The volunteers followed their assigned regimens for three months. Predictably, since running, as a sport, has a high injury rate, quite a few became injured during the three months. About 16 percent of the group that didn’t stretch were hobbled badly enough to miss training for at least three days (the researchers’ definition of a running injury), while about 16 percent of the group that did stretch were laid up for the same amount of time. The percentages, in other words, were virtually identical. Static stretching had proved to be a wash in terms of protecting against injury. It “neither prevented nor induced injury when compared with not stretching before running,” the study’s authors concluded.

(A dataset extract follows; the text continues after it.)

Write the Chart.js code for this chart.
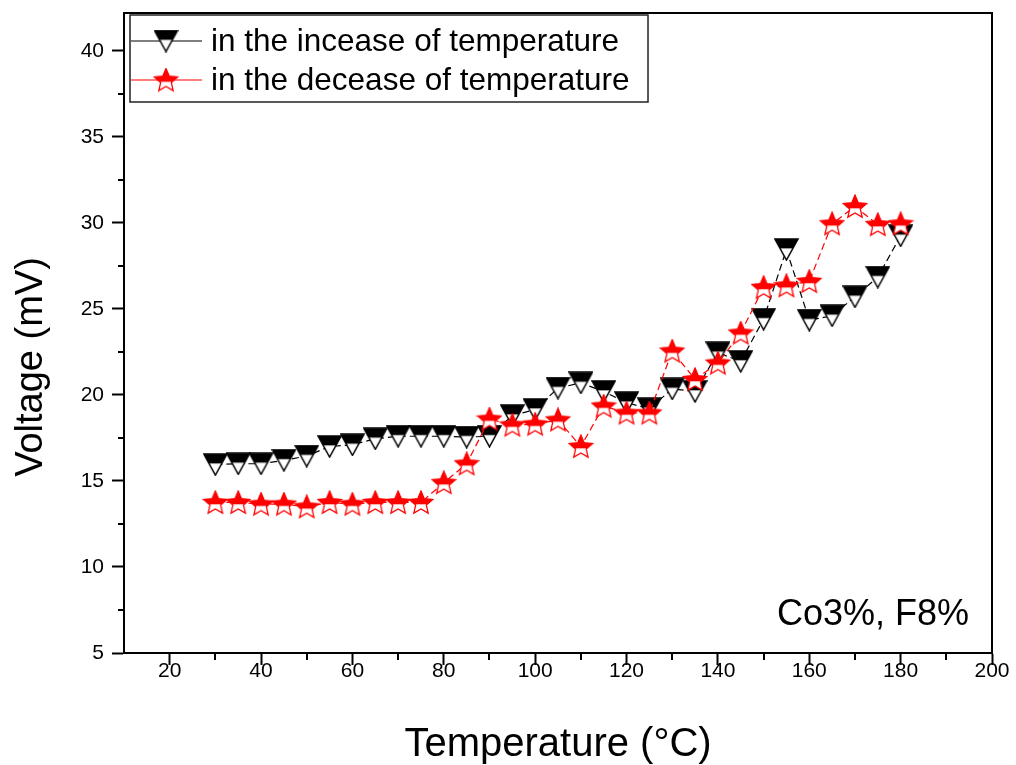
<!DOCTYPE html>
<html>
<head>
<meta charset="utf-8">
<title>Voltage vs Temperature</title>
<script src="https://cdn.jsdelivr.net/npm/chart.js@4.4.1/dist/chart.umd.min.js"></script>
<style>
    html, body { margin: 0; padding: 0; background: #fff; }
    #wrap { width: 1016px; height: 765px; }
</style>
</head>
<body>
<div id="wrap"><canvas id="voltChart" width="1016" height="765"></canvas></div>
<script>
// data
const temperatures = [30, 35, 40, 45, 50, 55, 60, 65, 70, 75, 80, 85, 90, 95, 100, 105,
    110, 115, 120, 125, 130, 135, 140, 145, 150, 155, 160, 165, 170, 175, 180];
const increaseVoltage = [15.95, 16.0, 16.0, 16.2, 16.45, 17.0, 17.1, 17.45, 17.6, 17.6, 17.6, 17.55, 17.6, 18.8, 19.15, 20.4,
    20.7, 20.2, 19.55, 19.2, 20.35, 20.2, 22.45, 21.95, 24.4, 28.45, 24.35, 24.6, 25.7, 26.85, 29.25];
const decreaseVoltage = [13.75, 13.75, 13.65, 13.65, 13.5, 13.75, 13.65, 13.75, 13.75, 13.75, 14.9, 16.0, 18.6, 18.25, 18.3, 18.55,
    17.0, 19.35, 18.95, 18.95, 22.55, 20.9, 21.85, 23.6, 26.25, 26.35, 26.6, 29.95, 30.95, 29.9, 29.95];

const seriesLabels = ["in the incease of temperature", "in the decease of temperature"];
const xTicks = [20, 40, 60, 80, 100, 120, 140, 160, 180, 200];
const xMinorTicks = [30, 50, 70, 90, 110, 130, 150, 170, 190];
const yTicks = [5, 10, 15, 20, 25, 30, 35, 40];
const yMinorTicks = [7.5, 12.5, 17.5, 22.5, 27.5, 32.5, 37.5];
const sampleNote = "Co3%, F8%";
const xTitle = "Temperature (°C)";
const yTitle = "Voltage (mV)";

const FONT = "'Liberation Sans', Arial, sans-serif";

// half-filled down triangle, like the Origin symbol
function makeTriangle() {
    const w = 25, h = 23;
    const c = document.createElement("canvas");
    c.width = w; c.height = h;
    const g = c.getContext("2d");
    g.beginPath();
    g.moveTo(1, 1); g.lineTo(w - 1, 1); g.lineTo(w / 2, h - 1); g.closePath();
    g.fillStyle = "#fff"; g.fill();
    g.save(); g.clip();
    g.fillStyle = "#000"; g.fillRect(0, 0, w, h * 0.45);
    g.restore();
    g.lineWidth = 1.5; g.strokeStyle = "#000"; g.stroke();
    return c;
}

// half-filled star
function makeStar() {
    const w = 26, h = 25, R = 12.2, r = 5.6, cx = 13, cy = 13.3;
    const c = document.createElement("canvas");
    c.width = w; c.height = h;
    const g = c.getContext("2d");
    g.beginPath();
    for (let i = 0; i < 10; i++) {
        const a = -Math.PI / 2 + i * Math.PI / 5;
        const rad = i % 2 ? r : R;
        const px = cx + rad * Math.cos(a), py = cy + rad * Math.sin(a);
        if (i === 0) g.moveTo(px, py); else g.lineTo(px, py);
    }
    g.closePath();
    g.fillStyle = "#fff"; g.fill();
    g.save(); g.clip();
    g.fillStyle = "#f00"; g.fillRect(0, 0, w, cy + 1);
    g.restore();
    g.lineWidth = 1.3; g.strokeStyle = "#f00"; g.stroke();
    return c;
}

const triangleImg = makeTriangle();
const starImg = makeStar();

const framePlugin = {
    id: "frame",
    afterDraw(chart) {
        const ctx = chart.ctx;
        const area = chart.chartArea;
        const xs = chart.scales.x, ys = chart.scales.y;
        ctx.save();
        ctx.strokeStyle = "#000";
        ctx.lineWidth = 2;
        // top and right edges of the box
        ctx.beginPath();
        ctx.moveTo(area.left, area.top); ctx.lineTo(area.right, area.top);
        ctx.lineTo(area.right, area.bottom);
        ctx.stroke();
        // minor ticks
        ctx.beginPath();
        xMinorTicks.forEach(v => {
            const px = Math.round(xs.getPixelForValue(v));
            ctx.moveTo(px, area.bottom); ctx.lineTo(px, area.bottom + 7);
        });
        yMinorTicks.forEach(v => {
            const py = Math.round(ys.getPixelForValue(v));
            ctx.moveTo(area.left, py); ctx.lineTo(area.left - 6, py);
        });
        ctx.stroke();

        // axis titles
        ctx.fillStyle = "#000";
        ctx.font = "40px " + FONT;
        ctx.textAlign = "center";
        ctx.textBaseline = "alphabetic";
        ctx.fillText(xTitle, (area.left + area.right) / 2, 756);
        ctx.save();
        ctx.translate(42, 367);
        ctx.rotate(-Math.PI / 2);
        ctx.font = "38px " + FONT;
        ctx.fillText(yTitle, 0, 0);
        ctx.restore();

        // note in the corner
        ctx.font = "36px " + FONT;
        ctx.textAlign = "right";
        ctx.fillText(sampleNote, 969, 625);

        // legend box
        const bx = 130, by = 15, bw = 518, bh = 87;
        ctx.fillStyle = "#fff";
        ctx.fillRect(bx, by, bw, bh);
        ctx.lineWidth = 1.5;
        ctx.strokeStyle = "#222";
        ctx.strokeRect(bx, by, bw, bh);
        const rows = [
            { y: 41, color: "#000", img: triangleImg, text: seriesLabels[0] },
            { y: 80, color: "#f00", img: starImg, text: seriesLabels[1] }
        ];
        rows.forEach(row => {
            ctx.strokeStyle = row.color;
            ctx.lineWidth = 1.2;
            ctx.beginPath();
            ctx.moveTo(131, row.y); ctx.lineTo(202, row.y);
            ctx.stroke();
            ctx.drawImage(row.img, 166 - row.img.width / 2, row.y - row.img.height / 2);
            ctx.fillStyle = "#000";
            ctx.font = "31.5px " + FONT;
            ctx.textAlign = "left";
            ctx.textBaseline = "middle";
            ctx.fillText(row.text, 211, row.y + 1);
        });
        ctx.restore();
    }
};

document.addEventListener("DOMContentLoaded", () => {
    Chart.defaults.font.family = FONT;
    Chart.defaults.color = "#000";

    const ctx = document.getElementById("voltChart").getContext("2d");
    new Chart(ctx, {
        type: "scatter",
        data: {
            datasets: [
                {
                    label: seriesLabels[0],
                    data: temperatures.map((t, i) => ({ x: t, y: increaseVoltage[i] })),
                    showLine: true,
                    borderColor: "#000",
                    borderWidth: 1.2,
                    borderDash: [7, 4],
                    pointStyle: triangleImg,
                    order: 2
                },
                {
                    label: seriesLabels[1],
                    data: temperatures.map((t, i) => ({ x: t, y: decreaseVoltage[i] })),
                    showLine: true,
                    borderColor: "#f00",
                    borderWidth: 1.2,
                    borderDash: [7, 4],
                    pointStyle: starImg,
                    order: 1
                }
            ]
        },
        options: {
            responsive: false,
            animation: false,
            devicePixelRatio: 1,
            events: [],
            layout: { padding: { top: 13, right: 24, left: 0, bottom: 0 } },
            plugins: {
                legend: { display: false },
                tooltip: { enabled: false }
            },
            scales: {
                x: {
                    type: "linear",
                    min: 10,
                    max: 200,
                    afterBuildTicks: s => { s.ticks = xTicks.map(v => ({ value: v })); },
                    afterFit: s => { s.height = 112; s.paddingLeft = 0; s.paddingRight = 0; },
                    border: { color: "#000", width: 2 },
                    grid: { drawOnChartArea: false, drawTicks: true, tickLength: 12, tickWidth: 2, tickColor: "#000" },
                    ticks: { font: { size: 21 }, padding: -6, maxRotation: 0, autoSkip: false }
                },
                y: {
                    type: "linear",
                    min: 5,
                    max: 42.2,
                    afterBuildTicks: s => { s.ticks = yTicks.map(v => ({ value: v })); },
                    afterFit: s => { s.width = 124; s.paddingTop = 0; s.paddingBottom = 0; },
                    border: { color: "#000", width: 2 },
                    grid: { drawOnChartArea: false, drawTicks: true, tickLength: 12, tickWidth: 2, tickColor: "#000" },
                    ticks: { font: { size: 21 }, padding: 8, autoSkip: false }
                }
            }
        },
        plugins: [framePlugin]
    });
});
</script>
</body>
</html>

There you have it, stretching before exercise is a futile waste of time, although I suppose it could count as further exercise and be of some help if you’re on a weight-loss kick, but seeing as I weighed 30kg at the age of 14 (which is when I believe this encounter occurred), I certainly didn’t need to lose any weight. The average weight for that age is somewhere between 50 and 60kg, apparently.
And yes, if you’re wondering, I am mentioning Todd Brazier’s name so that, one day when he’s googling himself, I can finally settle the score…not that I hold a grudge or anything, far from it, I actually admire the man and thank him for putting up with me and especially for allowing me to use the laundry instead of the communal changeroom…I think I would have gone postal if I’d been forced to continue to use that changeroom and deal with the ever-present bullying.
I digress, yet again. Hey Mr. Brazier, here’s the article and uh, as I’m over 18 now I assume you don’t need a note from my parents. Hope you’re well and that teenagers haven’t driven you nuts.
And with that, I’ll end what I thought would be a short Sunday Bits.